Under pressure: Latin American women face forced sterilization

Tamil Kendall-Big 3

July 23, 2014 — Tamil Kendall, a Canadian Institutes of Health Research postdoctoral researcher with the Women and Health Initiative and a Takemi Fellow in HSPH’s Department of Global Health and Population, is an expert in gender and HIV in Latin America who worked in the region for over a decade. She is lead author of a new four-country study that found that health care providers in Latin America are pressuring women living with HIV to be sterilized, and are sometimes even sterilizing them without consent.

How do health care providers in Latin America pressure women to be sterilized, and why do some women capitulate to this pressure?

Health care providers are expressing the view that living with HIV means that you don’t have reproductive rights, that you can’t choose the number and spacing of your children, that you can’t choose the contraceptive method that you would like to use. Given power differentials based on gender, knowledge, and social position, when a health care provider tells you that you can’t have another pregnancy [if you’re HIV positive] and that if you try to do it you or your baby will die, so the best option for you is to be sterilized—especially if in that moment you’re in labor, or about to go into the operating theater for your cesarean section—it’s really difficult to resist. Sometimes health care providers told women that they wouldn’t be provided with health care or economic support if they didn’t agree to be sterilized. Other times women were sterilized without even knowing, while under anesthesia.

How extensive is the problem?

Roughly a quarter of the 285 women in our study—all of whom were living with HIV—reported they were pressured by health care providers to undergo sterilization. The strongest predictor of experiencing such pressure was having a pregnancy with a known HIV diagnosis. Women who had a pregnancy in which health care providers knew they were living with HIV—who were either diagnosed with HIV during prenatal care or had a pregnancy after the diagnosis—were almost 800% more likely to experience pressure to sterilize. We also found that women with two or more children were more likely to experience pressure to sterilize. So were young women, even young women without children—and normally you wouldn’t see even a small proportion of women who don’t yet have children experiencing this sort of pressure.
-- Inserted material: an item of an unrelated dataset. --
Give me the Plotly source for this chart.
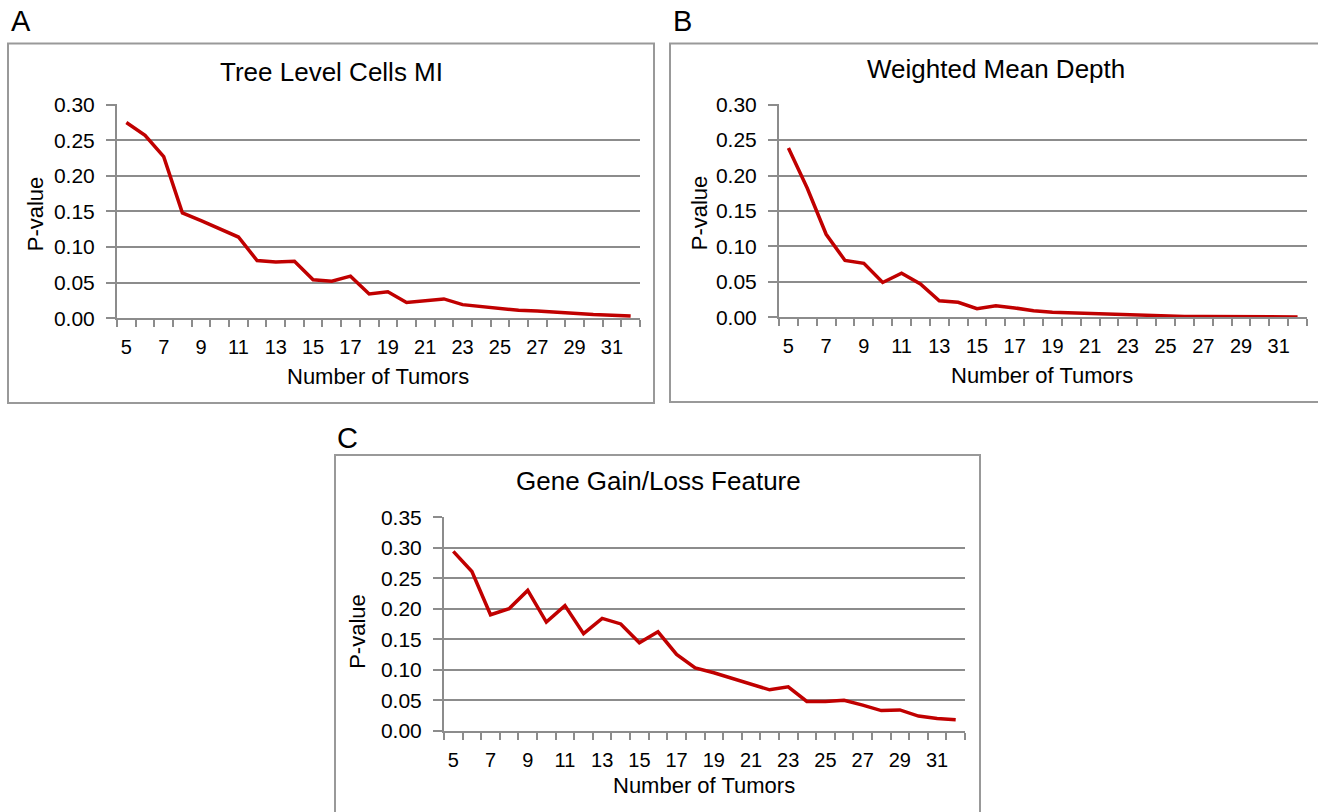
import plotly.graph_objects as go

W, H = 1318, 812

tumors = list(range(5, 33))
tick_labels = [str(v) for v in range(5, 33, 2)]

tree_level_cells_mi = [0.275, 0.257, 0.227, 0.148, 0.137, 0.125, 0.114, 0.081, 0.079, 0.080,
                       0.054, 0.052, 0.059, 0.034, 0.037, 0.022, 0.024, 0.027, 0.019, 0.016,
                       0.013, 0.011, 0.010, 0.008, 0.006, 0.005, 0.004, 0.003]
weighted_mean_depth = [0.239, 0.182, 0.117, 0.080, 0.076, 0.049, 0.062, 0.047, 0.023, 0.021,
                       0.012, 0.016, 0.013, 0.009, 0.007, 0.006, 0.005, 0.004, 0.003, 0.002,
                       0.002, 0.001, 0.001, 0.001, 0.001, 0.0005, 0.0005, 0.0003]
gene_gain_loss = [0.294, 0.261, 0.190, 0.200, 0.230, 0.178, 0.205, 0.159, 0.184, 0.175,
                  0.144, 0.162, 0.125, 0.103, 0.095, 0.086, 0.077, 0.067, 0.072, 0.048,
                  0.048, 0.050, 0.042, 0.033, 0.034, 0.024, 0.020, 0.018]

titles = ["Tree Level Cells MI", "Weighted Mean Depth", "Gene Gain/Loss Feature"]
panel_letters = ["A", "B", "C"]
y_max = [0.30, 0.30, 0.35]

FONT = "Liberation Sans, Arial, sans-serif"
GRID = "#8c8c8c"
RED = "#C00000"
BOX = "#999999"


def px_x(x):
    return x / W


def Y(y):
    # compensate the vertical offset/scale observed in the rendered page
    return (y - 9.5) / 0.974


def px_y(y):
    return 1 - Y(y) / H


# plot-area pixel boxes (target screenshot coords): (left, right, top, bottom)
areas = [(117, 640, 103, 317), (779, 1307, 103, 316), (444, 965, 516, 730)]

fig = go.Figure()
series = [tree_level_cells_mi, weighted_mean_depth, gene_gain_loss]
layout = dict(
    width=W, height=H, margin=dict(l=0, r=0, t=0, b=0),
    paper_bgcolor="white", plot_bgcolor="white", showlegend=False,
    font=dict(family=FONT, color="black", size=19),
)

for i, (vals, area) in enumerate(zip(series, areas)):
    sfx = "" if i == 0 else str(i + 1)
    fig.add_trace(go.Scatter(x=tumors, y=vals, mode="lines",
                             line=dict(color=RED, width=3.5),
                             xaxis="x" + sfx, yaxis="y" + sfx, hoverinfo="skip"))
    l, r, t, b = area
    layout["xaxis" + sfx] = dict(
        domain=[px_x(l), px_x(r)], anchor="y" + sfx,
        range=[4.5, 32.5], tickmode="array",
        tickvals=list(range(5, 33, 2)), ticktext=tick_labels,
        ticks="outside", ticklen=6, tickcolor="rgba(0,0,0,0)",
        ticklabelstandoff=4,
        showgrid=False, zeroline=False,
        showline=True, linecolor=GRID, linewidth=2,
        tickfont=dict(size=20, family=FONT, color="black"),
        minor=dict(tick0=4.5, dtick=1, ticks="outside", ticklen=7,
                   tickcolor=GRID, tickwidth=2, showgrid=False),
    )
    ym = y_max[i]
    layout["yaxis" + sfx] = dict(
        domain=[px_y(b), px_y(t)], anchor="x" + sfx,
        range=[0, ym + 0.0004], tickmode="linear", tick0=0, dtick=0.05,
        tickformat=".2f", ticks="outside", ticklen=9, tickcolor=GRID, tickwidth=2,
        ticklabelstandoff=7,
        showgrid=True, gridcolor=GRID, gridwidth=2, zeroline=False,
        showline=True, linecolor=GRID, linewidth=2,
        tickfont=dict(size=21, family=FONT, color="black"),
    )

fig.update_layout(**layout)

# panel boxes
boxes = [(8, 654, 42, 402), (670, 1330, 42, 401), (335, 980, 454, 840)]
for (l, r, t, b) in boxes:
    fig.add_shape(type="rect", xref="paper", yref="paper",
                  x0=px_x(l), x1=px_x(r), y0=px_y(b), y1=px_y(t),
                  line=dict(color=BOX, width=2), fillcolor="rgba(0,0,0,0)", layer="below")

# panel letters
letter_pos = [(9, 20), (671, 20), (335, 437)]
for letter, (x, y) in zip(panel_letters, letter_pos):
    fig.add_annotation(text=letter, x=px_x(x), y=px_y(y), xref="paper", yref="paper",
                       xanchor="left", yanchor="middle", showarrow=False,
                       font=dict(size=29, family=FONT, color="black"))

# panel titles
title_pos = [(331, 71), (996, 68), (658, 480)]
for ttl, (x, y) in zip(titles, title_pos):
    fig.add_annotation(text=ttl, x=px_x(x), y=px_y(y), xref="paper", yref="paper",
                       xanchor="center", yanchor="middle", showarrow=False,
                       font=dict(size=26, family=FONT, color="black"))

# axis titles
xt_pos = [(378, 375), (1042, 374), (704, 785)]
for (x, y) in xt_pos:
    fig.add_annotation(text="Number of Tumors", x=px_x(x), y=px_y(y), xref="paper", yref="paper",
                       xanchor="center", yanchor="middle", showarrow=False,
                       font=dict(size=22, family=FONT, color="black"))
yt_pos = [(35, 213), (699, 212), (358, 630)]
for (x, y) in yt_pos:
    fig.add_annotation(text="P-value", x=px_x(x), y=px_y(y), xref="paper", yref="paper",
                       xanchor="center", yanchor="middle", showarrow=False, textangle=-90,
                       font=dict(size=22, family=FONT, color="black"))

fig.write_html("out.html")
In addition, we found that only slightly more than half of the women who participated in the study were told that there exists an intervention—a regimen of AIDS-fighting antiretroviral drugs—that can reduce the probability of HIV mother-to-child transmission by 98%–99%.

Given that this research is across four countries (El Salvador, Honduras, Mexico, and Nicaragua) and 37 different political districts in those countries—and that we see a quarter of the women reporting that they’ve been pressured by health care providers to undergo sterilization—you begin to see a common pattern of discrimination. In fact, we’ve known that coerced or forced sterilization occurs in Africa, in Asia, in Latin America. It’s not confined to one country and not even to low- and middle-income countries. Even though our knowledge is growing about how safe conception and pregnancy can be with current HIV treatments; about the possibility of dramatically reducing transmission of HIV to a partner; and about interventions to help people with HIV conceive safely, this knowledge is still often ignored as a routine part of HIV care—even in the U.S. Reproduction among people with HIV continues to be very stigmatized.
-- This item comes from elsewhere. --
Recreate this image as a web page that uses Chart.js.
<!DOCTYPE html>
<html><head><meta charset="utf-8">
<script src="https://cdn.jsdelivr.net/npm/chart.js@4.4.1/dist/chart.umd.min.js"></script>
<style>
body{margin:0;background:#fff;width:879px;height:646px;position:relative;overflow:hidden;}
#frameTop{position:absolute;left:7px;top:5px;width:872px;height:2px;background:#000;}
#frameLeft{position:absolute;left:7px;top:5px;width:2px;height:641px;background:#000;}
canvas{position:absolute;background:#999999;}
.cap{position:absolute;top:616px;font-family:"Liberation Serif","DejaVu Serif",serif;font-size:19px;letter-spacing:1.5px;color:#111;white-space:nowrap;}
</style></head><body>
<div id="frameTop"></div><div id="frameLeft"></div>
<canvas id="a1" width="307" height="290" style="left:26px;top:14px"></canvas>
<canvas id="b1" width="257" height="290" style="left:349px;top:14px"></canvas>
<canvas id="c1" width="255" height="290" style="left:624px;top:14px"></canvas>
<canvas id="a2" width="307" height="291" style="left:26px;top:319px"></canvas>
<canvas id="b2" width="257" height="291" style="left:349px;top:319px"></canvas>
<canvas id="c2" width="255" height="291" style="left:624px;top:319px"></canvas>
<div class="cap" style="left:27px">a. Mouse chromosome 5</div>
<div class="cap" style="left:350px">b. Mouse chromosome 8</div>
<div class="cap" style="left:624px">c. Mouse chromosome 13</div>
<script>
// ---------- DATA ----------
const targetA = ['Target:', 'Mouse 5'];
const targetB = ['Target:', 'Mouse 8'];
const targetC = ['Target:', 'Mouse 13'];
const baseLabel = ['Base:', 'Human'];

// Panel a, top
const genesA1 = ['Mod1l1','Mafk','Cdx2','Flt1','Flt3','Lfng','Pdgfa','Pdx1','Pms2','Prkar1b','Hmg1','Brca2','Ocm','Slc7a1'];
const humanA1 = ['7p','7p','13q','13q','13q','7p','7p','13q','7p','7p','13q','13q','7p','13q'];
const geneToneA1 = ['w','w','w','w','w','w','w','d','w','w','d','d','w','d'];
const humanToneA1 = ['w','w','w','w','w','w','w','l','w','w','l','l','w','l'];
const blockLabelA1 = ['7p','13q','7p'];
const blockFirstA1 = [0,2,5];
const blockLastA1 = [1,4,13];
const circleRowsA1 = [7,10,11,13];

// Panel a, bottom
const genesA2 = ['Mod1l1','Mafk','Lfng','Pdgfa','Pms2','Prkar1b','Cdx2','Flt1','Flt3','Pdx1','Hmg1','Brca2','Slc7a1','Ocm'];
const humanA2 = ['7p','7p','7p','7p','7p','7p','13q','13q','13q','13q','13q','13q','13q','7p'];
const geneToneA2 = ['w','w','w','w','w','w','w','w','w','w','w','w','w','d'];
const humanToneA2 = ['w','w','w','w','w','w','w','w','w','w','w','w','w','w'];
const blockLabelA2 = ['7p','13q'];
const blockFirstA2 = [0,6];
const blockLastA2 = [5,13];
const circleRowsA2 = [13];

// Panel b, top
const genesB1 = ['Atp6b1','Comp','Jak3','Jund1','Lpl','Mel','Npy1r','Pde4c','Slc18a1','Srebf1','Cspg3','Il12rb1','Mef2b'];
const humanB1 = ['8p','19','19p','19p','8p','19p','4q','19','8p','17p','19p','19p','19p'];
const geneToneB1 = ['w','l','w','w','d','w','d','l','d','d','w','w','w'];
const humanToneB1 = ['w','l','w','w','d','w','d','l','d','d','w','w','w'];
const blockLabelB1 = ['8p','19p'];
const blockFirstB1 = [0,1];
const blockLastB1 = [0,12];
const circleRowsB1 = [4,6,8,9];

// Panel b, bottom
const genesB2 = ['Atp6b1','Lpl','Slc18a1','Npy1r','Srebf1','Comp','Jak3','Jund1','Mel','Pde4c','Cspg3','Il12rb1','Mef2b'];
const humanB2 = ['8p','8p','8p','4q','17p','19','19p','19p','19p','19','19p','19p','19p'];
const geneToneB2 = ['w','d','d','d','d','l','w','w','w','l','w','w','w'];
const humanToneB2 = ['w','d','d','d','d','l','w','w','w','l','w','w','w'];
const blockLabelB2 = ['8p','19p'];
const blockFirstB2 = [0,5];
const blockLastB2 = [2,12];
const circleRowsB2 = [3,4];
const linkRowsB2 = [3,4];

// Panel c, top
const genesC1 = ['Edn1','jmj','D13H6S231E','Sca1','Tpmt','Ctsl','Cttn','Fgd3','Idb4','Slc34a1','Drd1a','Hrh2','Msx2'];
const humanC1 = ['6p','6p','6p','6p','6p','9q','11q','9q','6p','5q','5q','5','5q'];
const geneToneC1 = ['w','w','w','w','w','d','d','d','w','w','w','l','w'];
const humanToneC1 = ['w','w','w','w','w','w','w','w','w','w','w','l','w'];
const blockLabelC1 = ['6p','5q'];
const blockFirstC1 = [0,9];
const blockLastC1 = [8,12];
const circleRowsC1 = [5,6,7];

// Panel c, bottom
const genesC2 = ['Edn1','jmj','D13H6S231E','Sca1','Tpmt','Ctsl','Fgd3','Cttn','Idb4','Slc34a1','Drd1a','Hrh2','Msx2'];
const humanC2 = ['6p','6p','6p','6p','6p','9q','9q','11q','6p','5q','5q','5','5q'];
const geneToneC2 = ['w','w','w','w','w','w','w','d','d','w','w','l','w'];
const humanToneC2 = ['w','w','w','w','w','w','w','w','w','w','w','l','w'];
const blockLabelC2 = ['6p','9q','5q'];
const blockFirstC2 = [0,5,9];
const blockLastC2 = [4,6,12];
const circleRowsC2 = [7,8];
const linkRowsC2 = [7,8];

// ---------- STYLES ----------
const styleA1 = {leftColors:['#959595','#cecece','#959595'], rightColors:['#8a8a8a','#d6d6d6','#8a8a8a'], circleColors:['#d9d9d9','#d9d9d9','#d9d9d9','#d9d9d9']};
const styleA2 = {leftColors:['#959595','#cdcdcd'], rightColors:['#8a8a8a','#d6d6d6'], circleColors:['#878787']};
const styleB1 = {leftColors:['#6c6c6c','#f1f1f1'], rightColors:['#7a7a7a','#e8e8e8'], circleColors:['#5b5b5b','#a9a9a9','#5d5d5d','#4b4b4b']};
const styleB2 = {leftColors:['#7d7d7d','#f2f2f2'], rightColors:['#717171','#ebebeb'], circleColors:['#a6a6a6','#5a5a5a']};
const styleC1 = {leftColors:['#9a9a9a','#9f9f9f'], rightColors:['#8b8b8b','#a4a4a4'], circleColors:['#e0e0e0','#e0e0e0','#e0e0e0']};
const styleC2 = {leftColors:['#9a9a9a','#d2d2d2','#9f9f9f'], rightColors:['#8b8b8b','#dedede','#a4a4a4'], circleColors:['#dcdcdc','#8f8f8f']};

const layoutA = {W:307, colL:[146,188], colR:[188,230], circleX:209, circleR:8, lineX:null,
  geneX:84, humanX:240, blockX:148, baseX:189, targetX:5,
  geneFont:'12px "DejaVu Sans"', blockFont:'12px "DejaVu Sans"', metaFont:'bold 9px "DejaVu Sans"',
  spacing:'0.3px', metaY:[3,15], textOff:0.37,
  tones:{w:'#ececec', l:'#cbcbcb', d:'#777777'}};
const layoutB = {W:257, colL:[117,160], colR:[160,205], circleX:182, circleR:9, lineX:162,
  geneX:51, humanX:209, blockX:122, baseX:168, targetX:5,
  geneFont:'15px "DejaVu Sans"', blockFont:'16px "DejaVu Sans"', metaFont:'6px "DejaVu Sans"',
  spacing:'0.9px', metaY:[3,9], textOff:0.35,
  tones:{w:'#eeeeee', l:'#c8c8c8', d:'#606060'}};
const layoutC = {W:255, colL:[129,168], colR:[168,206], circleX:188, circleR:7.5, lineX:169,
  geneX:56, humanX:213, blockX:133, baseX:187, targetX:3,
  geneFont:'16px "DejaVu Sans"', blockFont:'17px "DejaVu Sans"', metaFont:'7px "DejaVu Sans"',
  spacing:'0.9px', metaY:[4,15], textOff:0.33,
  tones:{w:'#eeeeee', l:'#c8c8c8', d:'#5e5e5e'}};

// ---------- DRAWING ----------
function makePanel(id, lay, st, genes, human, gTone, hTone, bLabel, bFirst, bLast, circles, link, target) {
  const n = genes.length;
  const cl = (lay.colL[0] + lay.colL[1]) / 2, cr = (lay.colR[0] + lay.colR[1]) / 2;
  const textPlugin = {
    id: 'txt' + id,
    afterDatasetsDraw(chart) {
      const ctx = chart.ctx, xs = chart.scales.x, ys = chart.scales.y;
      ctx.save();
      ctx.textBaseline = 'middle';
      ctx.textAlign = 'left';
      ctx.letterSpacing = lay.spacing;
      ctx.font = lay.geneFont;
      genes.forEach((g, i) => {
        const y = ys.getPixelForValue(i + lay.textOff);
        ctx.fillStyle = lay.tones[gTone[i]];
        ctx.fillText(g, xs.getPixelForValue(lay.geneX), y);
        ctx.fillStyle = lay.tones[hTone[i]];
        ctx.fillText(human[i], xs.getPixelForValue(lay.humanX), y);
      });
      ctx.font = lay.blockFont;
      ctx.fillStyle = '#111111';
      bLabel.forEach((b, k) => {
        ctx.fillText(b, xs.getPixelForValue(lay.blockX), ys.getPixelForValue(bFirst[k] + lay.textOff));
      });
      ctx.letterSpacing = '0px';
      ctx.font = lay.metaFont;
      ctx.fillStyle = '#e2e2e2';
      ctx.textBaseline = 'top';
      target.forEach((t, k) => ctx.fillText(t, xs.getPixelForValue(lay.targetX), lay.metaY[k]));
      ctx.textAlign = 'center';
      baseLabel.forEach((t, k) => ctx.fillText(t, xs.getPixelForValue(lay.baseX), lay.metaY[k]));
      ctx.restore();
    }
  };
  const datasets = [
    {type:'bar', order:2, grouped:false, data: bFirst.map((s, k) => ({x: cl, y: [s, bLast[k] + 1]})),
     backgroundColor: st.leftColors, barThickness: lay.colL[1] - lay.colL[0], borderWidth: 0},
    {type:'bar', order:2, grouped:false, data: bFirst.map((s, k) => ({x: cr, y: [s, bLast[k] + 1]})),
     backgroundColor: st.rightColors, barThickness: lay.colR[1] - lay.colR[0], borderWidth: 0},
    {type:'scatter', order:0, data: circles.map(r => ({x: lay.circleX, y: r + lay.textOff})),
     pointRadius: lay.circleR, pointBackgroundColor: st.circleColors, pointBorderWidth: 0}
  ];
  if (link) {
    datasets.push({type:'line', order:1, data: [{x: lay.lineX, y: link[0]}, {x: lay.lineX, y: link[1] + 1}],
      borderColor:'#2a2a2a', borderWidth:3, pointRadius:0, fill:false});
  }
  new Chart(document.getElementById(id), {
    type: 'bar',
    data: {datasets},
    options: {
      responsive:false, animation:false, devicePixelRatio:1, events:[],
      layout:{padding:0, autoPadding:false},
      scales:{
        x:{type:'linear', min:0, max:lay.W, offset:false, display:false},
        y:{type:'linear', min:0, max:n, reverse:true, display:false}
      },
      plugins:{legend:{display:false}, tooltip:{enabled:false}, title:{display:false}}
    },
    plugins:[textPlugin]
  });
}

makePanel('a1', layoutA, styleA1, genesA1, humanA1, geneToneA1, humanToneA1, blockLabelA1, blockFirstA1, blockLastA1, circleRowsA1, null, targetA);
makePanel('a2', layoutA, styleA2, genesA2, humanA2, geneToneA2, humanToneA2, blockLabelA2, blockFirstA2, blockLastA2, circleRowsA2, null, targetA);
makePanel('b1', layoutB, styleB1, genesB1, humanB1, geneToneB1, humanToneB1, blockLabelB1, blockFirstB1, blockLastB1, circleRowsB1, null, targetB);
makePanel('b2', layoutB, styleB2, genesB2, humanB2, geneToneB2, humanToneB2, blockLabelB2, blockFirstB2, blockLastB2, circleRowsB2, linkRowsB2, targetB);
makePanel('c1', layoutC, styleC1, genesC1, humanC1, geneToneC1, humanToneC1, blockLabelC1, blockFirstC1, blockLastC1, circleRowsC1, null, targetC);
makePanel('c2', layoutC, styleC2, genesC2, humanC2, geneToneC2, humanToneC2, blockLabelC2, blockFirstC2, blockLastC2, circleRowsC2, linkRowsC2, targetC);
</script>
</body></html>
What are your future plans to combat this problem—and are you hopeful that the situation will improve?

Doing research with health care providers focused on improving their attitudes and improving the sexual and reproductive health care that women receive across the board is a priority for me. There’s also a great need to evaluate how health care providers are held accountable—in the courts, for example—for violating the reproductive rights of women with HIV. And it’s important to work with policy makers, because they are the ones who ultimately need to hold institutions accountable.
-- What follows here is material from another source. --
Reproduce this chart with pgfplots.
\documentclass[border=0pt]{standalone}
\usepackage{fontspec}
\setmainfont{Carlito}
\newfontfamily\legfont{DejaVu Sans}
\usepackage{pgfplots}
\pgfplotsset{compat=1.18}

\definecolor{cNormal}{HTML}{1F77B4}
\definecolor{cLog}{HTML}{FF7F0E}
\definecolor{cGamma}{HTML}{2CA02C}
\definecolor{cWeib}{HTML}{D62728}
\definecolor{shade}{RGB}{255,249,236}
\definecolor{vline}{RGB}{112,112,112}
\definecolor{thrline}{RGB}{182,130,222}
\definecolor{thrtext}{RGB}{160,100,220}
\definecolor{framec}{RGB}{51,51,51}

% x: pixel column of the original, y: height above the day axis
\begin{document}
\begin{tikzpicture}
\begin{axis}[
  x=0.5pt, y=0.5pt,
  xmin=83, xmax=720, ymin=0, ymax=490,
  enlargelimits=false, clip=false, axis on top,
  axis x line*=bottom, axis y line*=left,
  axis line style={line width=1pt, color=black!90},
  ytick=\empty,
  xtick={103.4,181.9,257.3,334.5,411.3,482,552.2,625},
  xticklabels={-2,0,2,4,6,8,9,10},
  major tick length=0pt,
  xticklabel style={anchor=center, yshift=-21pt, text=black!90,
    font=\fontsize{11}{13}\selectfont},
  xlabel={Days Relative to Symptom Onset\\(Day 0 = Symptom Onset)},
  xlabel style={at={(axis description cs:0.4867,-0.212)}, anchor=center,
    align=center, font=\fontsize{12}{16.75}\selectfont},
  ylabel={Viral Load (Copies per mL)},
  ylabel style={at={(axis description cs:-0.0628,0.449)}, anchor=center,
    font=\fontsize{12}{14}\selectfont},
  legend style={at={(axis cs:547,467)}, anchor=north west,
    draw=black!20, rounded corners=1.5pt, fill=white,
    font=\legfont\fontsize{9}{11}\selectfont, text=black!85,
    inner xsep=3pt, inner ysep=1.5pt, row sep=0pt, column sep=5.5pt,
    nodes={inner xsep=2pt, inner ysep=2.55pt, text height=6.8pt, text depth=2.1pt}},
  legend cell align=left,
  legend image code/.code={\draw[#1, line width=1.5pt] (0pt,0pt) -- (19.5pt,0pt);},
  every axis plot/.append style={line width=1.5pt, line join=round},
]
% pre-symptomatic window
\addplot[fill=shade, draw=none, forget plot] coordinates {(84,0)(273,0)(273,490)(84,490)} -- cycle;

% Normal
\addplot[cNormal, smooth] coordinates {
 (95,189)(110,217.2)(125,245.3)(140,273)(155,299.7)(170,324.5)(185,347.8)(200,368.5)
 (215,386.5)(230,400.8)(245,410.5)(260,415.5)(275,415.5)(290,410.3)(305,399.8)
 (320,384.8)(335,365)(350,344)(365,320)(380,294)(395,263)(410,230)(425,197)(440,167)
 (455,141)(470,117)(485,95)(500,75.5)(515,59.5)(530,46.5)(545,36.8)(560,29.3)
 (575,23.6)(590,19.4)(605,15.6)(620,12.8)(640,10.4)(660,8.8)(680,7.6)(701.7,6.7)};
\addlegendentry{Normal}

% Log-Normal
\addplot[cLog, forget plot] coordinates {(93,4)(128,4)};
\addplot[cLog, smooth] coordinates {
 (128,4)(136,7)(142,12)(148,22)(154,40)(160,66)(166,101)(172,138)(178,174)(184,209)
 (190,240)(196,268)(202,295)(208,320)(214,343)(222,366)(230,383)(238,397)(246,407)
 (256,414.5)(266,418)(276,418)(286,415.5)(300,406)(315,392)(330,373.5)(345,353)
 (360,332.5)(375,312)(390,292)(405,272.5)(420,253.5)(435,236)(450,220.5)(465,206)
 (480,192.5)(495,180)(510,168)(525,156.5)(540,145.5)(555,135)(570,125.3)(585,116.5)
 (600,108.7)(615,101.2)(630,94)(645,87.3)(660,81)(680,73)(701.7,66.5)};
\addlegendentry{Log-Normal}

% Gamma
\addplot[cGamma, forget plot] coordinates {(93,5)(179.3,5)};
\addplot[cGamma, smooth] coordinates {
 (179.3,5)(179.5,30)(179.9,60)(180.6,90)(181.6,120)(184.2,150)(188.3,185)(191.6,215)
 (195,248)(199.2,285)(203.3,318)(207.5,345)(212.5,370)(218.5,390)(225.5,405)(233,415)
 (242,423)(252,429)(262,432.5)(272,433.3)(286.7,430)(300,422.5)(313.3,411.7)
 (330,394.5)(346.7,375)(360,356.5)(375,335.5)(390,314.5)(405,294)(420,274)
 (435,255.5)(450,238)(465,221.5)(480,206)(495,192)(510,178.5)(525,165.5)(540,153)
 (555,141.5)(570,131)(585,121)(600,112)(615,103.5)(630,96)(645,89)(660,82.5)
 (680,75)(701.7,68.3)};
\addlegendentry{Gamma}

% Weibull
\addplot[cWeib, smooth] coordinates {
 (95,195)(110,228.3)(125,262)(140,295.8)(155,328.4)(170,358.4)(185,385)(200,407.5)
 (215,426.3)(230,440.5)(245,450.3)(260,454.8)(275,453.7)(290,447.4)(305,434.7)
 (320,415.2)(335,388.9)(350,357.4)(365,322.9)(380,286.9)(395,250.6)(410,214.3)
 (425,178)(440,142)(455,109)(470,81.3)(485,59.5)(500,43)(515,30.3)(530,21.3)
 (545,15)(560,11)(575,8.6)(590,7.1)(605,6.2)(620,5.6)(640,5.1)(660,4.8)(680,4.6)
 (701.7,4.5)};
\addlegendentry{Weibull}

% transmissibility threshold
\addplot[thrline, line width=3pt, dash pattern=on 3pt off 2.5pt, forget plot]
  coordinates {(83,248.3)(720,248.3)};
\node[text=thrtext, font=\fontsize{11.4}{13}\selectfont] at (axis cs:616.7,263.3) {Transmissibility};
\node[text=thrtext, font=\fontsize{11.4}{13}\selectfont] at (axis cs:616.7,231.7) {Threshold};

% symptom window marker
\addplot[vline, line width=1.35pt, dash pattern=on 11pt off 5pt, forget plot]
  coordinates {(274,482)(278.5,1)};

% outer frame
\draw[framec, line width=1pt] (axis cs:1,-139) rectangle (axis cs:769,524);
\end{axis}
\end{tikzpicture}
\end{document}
It’s heartbreaking to see cases of forced sterilizations among women that have occurred in the past two or three years. This is a serious reproductive rights violation that simply cannot be allowed to persist 30 years into the AIDS epidemic. On the other hand, there are some reasons for optimism. I think there is growing recognition and some action on the need to integrate HIV and sexual and reproductive health services, both internationally and at the country level. And there is some promising research, particularly out of Sub-Saharan Africa, indicating that health care providers are becoming increasingly aware of the possibility of preventing mother-to-child HIV transmission as well as sexual transmission with antiretroviral therapy—and that this knowledge is starting to transform attitudes.